Dr. Lourdes Ashley Hunter, executive director of Trans Women of Color Collective in D.C., did not participate in Saturday's march. Instead, she opened up her home to local transgender advocates and those traveling from out of town.
"How are we providing opportunities for skill share, economic and systemic change?" she asked. "How are we feeding, housing, clothing, and loving our folk so that they leave with more than swollen ankles and a sore throat?"
Hunter cited two studies in expressing the severity of what many transgender people face. The Williams Institute, based out of UCLA School of Law, reported in 2016 that Washington, D.C., had the highest percentage per capita (2.77%, or 14,550 people) of trans people living in the U.S.. Also, according to the 2015 report, "Access Denied: Washington D.C. Trans Needs Assessment," the average income for 57% of trans women of color in D.C. is less than $10,000 per year. Black trans people there have an unemployment rate of 55%, and 74% of black trans women have experienced housing instability.
"We are being murdered simply for existing," Hunter said. "We are denied breath, we are denied life. We are stonewalled from getting jobs, education, finding affirming love, raising a family. Which is all rooted in white supremacy."
Organizers said they're planning future marches to continue their policy agenda and to continue to raise visibility. Hunter said that marches, however, need to be paired with other forms of activism.
"Actions like marches are not always accessible or sustainable," she said. "They are ableist by nature. We assume that everyone can actually walk.

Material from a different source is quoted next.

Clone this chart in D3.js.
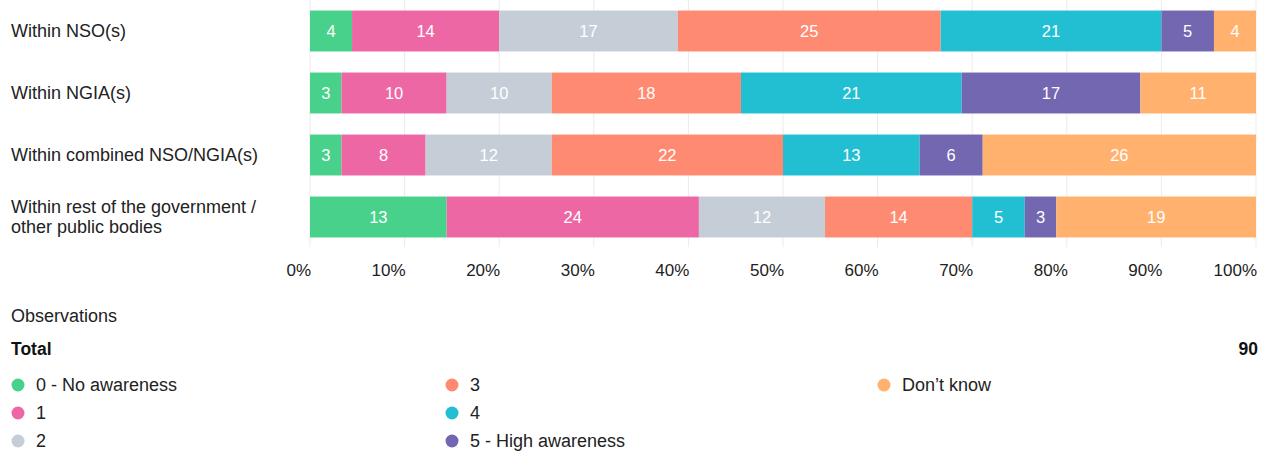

We assume that folks are not in threat of their safety weather they are sex workers, undocumented -- so when we partner with the police, we create layers of unsafety," Hunter told TheBody. "When we don't take into account that some of our folk experience anxiety in crowds or are neurodivergent, can't walk long distances, or are disabled or seniors, then actions can become inaccessible to our folk."
Many who attended, however, felt the march brought hope that a trans movement could be mobilized to demonstrate power to make a lasting impact.
"I'm here because of this movement," said Spellman. "I'm here because I need to have change, not just for me, but for those coming behind me."
Spellman was not alone. Sybastian Smith, 38, came to D.C. from Atlanta on a bus with about 50 other transgender and gender non-conforming advocates. Smith marched on despite using a leg support since tearing his Achilles tendon in a charity kickball game in Atlanta.
"I want to see more solidarity like this -- all of us of different walks, different identities all down the spectrum continue to represent for each other and continue to do things like this in our local communities," he said. "It needs to be an ongoing thing. I want us to take this motivation to our parts of the country [and] keep mobilizing, keep letting people know we're here."